Given material »
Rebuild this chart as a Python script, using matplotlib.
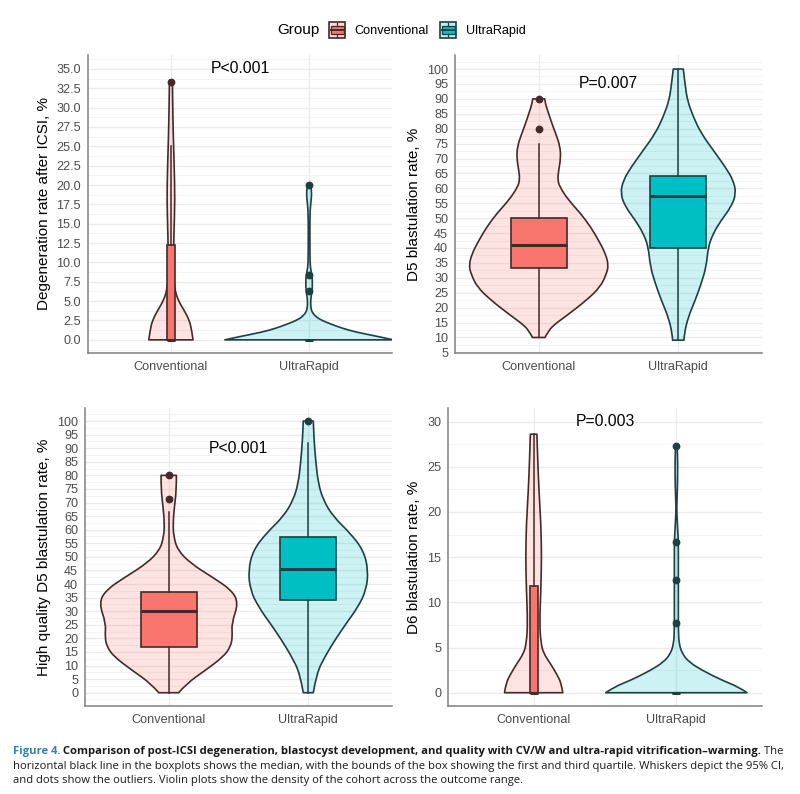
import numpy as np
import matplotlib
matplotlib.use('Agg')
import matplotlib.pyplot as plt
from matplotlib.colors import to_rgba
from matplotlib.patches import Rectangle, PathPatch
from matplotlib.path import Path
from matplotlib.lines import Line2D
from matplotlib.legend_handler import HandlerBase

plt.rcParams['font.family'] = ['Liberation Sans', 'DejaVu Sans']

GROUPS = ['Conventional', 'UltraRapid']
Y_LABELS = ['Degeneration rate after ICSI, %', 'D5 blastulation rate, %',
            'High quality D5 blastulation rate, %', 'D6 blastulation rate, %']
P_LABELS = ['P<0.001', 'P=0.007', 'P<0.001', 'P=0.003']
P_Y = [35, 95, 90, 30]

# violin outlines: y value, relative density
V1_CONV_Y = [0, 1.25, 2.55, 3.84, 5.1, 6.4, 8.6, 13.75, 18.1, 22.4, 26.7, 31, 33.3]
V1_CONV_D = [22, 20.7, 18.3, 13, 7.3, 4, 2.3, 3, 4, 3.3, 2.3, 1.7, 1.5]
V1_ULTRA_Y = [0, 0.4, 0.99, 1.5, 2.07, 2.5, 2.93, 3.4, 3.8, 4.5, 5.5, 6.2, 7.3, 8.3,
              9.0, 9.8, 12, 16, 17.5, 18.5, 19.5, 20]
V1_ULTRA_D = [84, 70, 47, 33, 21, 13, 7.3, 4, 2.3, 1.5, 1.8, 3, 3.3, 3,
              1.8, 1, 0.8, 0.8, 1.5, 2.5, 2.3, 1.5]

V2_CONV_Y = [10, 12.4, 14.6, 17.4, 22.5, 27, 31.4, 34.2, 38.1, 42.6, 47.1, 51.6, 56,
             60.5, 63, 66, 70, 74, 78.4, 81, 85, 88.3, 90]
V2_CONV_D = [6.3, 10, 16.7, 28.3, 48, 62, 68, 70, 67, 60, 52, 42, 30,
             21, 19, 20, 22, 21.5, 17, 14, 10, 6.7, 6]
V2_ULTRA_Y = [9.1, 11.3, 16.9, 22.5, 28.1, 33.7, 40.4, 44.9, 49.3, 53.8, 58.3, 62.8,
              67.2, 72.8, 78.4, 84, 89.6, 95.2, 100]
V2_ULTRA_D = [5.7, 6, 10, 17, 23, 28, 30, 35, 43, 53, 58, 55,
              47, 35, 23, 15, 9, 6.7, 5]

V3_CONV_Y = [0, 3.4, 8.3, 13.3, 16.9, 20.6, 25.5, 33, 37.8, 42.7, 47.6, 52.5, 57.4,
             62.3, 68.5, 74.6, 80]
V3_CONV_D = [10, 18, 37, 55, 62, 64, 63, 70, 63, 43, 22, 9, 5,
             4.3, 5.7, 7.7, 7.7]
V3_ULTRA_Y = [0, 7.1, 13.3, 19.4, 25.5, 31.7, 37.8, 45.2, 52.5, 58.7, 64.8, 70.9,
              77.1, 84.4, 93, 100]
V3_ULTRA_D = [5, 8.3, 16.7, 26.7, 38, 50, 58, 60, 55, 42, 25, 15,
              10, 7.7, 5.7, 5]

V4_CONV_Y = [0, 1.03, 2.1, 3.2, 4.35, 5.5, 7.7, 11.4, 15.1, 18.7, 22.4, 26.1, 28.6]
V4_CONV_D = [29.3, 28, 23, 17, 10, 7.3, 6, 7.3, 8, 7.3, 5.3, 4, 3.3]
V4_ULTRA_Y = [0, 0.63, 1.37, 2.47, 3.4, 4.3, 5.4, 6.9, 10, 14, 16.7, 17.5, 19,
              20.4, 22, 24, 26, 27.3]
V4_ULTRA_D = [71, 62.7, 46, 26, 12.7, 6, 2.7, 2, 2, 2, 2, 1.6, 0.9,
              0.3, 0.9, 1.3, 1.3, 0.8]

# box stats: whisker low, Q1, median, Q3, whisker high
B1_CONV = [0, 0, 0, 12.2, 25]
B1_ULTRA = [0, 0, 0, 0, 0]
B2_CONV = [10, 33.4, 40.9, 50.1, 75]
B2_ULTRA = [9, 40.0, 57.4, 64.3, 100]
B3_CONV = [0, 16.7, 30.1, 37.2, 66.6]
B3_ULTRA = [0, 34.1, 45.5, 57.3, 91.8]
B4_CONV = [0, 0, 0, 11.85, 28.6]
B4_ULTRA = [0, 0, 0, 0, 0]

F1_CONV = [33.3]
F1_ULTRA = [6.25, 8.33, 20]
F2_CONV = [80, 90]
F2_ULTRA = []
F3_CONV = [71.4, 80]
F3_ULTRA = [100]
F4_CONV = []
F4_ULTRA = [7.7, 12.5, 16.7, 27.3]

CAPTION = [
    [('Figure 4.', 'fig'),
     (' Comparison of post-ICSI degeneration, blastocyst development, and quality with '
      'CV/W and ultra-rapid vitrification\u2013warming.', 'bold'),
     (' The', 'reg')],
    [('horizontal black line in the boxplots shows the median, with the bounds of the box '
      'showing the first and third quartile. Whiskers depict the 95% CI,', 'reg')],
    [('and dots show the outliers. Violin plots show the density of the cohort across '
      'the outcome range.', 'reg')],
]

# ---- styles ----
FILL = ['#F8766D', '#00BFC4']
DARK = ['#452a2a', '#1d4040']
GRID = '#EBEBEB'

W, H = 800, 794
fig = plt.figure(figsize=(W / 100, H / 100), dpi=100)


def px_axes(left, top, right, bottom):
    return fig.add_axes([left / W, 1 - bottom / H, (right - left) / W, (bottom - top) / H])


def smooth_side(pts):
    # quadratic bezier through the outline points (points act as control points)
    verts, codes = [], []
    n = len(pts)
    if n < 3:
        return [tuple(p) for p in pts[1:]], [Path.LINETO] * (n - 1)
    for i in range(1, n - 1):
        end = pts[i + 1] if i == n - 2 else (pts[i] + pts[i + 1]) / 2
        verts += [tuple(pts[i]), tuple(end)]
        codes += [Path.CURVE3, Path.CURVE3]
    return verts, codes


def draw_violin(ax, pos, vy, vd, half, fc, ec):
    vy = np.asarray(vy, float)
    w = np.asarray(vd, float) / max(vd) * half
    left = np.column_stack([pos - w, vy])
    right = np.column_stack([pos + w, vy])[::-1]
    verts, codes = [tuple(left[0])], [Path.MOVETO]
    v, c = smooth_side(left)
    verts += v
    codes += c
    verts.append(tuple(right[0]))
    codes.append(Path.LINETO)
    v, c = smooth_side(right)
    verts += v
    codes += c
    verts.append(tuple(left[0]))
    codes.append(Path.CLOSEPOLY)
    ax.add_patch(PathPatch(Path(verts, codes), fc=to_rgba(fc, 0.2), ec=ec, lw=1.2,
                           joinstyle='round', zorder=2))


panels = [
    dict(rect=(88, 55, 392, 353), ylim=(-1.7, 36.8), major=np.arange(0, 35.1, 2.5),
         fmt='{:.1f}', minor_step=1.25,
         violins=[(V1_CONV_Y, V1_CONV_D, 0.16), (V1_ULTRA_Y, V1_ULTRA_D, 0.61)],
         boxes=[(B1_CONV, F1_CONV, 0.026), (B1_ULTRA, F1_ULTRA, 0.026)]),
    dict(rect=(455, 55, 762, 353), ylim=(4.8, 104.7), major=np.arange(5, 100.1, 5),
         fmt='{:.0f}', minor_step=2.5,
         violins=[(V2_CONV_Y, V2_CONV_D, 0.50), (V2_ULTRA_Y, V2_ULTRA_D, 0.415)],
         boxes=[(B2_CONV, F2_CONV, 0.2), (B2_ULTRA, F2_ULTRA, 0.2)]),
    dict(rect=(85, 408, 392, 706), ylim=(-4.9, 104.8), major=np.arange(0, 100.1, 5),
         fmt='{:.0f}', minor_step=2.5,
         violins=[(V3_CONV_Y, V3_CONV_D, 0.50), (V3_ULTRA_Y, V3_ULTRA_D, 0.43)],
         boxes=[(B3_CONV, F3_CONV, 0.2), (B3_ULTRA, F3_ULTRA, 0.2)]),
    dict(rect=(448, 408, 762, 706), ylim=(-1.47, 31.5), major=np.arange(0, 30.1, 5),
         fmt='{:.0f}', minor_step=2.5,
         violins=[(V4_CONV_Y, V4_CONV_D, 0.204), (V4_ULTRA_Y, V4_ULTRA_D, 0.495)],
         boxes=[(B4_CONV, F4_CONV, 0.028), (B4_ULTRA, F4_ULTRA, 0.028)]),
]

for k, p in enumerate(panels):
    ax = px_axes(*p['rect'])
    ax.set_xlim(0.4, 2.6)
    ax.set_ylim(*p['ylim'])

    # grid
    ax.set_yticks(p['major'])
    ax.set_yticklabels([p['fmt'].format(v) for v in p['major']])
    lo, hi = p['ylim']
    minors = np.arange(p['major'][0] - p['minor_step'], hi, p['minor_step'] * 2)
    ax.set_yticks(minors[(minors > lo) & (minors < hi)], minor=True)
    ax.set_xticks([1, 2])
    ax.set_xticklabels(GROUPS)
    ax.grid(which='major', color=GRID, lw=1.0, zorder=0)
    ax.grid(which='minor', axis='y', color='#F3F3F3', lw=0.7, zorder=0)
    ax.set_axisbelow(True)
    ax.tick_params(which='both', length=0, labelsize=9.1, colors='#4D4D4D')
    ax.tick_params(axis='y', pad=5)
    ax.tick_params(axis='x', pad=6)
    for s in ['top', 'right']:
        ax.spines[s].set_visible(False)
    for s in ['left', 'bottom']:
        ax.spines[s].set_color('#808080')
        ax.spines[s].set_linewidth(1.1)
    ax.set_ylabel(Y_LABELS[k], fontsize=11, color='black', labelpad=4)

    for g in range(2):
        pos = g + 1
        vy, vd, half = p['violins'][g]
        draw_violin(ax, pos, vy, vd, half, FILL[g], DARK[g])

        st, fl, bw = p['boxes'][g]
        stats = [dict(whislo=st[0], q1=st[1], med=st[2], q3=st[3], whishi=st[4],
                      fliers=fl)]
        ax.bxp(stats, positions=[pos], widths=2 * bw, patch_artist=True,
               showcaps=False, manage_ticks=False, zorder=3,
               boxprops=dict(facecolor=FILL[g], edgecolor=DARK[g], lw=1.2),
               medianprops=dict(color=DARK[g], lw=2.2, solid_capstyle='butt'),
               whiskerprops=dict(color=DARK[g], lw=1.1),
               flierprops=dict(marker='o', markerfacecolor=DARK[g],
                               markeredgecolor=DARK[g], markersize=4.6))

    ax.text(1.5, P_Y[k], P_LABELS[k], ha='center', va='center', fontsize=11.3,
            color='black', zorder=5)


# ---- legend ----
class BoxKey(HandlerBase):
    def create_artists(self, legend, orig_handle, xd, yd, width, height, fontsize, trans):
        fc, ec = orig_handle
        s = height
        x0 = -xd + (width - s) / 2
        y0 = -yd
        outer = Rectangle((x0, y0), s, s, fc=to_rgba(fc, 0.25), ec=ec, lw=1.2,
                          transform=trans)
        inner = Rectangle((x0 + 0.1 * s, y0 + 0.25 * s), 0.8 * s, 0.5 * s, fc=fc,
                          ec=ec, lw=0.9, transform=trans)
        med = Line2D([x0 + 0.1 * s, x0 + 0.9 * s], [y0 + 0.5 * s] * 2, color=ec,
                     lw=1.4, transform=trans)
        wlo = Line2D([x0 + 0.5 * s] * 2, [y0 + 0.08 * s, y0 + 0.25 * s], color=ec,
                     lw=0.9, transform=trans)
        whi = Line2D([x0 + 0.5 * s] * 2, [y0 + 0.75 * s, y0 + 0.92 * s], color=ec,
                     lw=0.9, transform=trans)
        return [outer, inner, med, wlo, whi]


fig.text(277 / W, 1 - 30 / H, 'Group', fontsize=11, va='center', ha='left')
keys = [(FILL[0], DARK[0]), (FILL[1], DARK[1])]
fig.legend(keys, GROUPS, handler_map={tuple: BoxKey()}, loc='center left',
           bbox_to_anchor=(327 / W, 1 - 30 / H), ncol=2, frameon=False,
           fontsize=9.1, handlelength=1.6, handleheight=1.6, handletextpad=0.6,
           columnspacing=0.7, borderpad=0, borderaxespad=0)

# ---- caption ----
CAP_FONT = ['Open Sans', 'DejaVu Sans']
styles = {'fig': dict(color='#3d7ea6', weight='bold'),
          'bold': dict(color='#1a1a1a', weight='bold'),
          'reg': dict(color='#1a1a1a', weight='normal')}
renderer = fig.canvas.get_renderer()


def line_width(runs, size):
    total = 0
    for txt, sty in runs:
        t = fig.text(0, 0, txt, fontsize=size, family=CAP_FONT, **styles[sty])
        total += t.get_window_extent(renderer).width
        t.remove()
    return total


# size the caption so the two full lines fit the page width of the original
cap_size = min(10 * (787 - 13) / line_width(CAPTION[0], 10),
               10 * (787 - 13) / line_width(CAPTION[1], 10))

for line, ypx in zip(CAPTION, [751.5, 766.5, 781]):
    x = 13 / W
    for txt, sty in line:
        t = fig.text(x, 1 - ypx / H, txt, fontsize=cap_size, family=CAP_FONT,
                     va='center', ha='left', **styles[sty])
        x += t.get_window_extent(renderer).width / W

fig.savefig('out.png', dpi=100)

Exercise »
Transcribe exactly, with no pictures, the lines running from the first line of the material through the line holding "plt.rcParams['font.family'] = ['Liberation".

The completed task »
Rebuild this chart as a Python script, using matplotlib.
import numpy as np
import matplotlib
matplotlib.use('Agg')
import matplotlib.pyplot as plt
from matplotlib.colors import to_rgba
from matplotlib.patches import Rectangle, PathPatch
from matplotlib.path import Path
from matplotlib.lines import Line2D
from matplotlib.legend_handler import HandlerBase

plt.rcParams['font.family'] = ['Liberation Sans', 'DejaVu Sans']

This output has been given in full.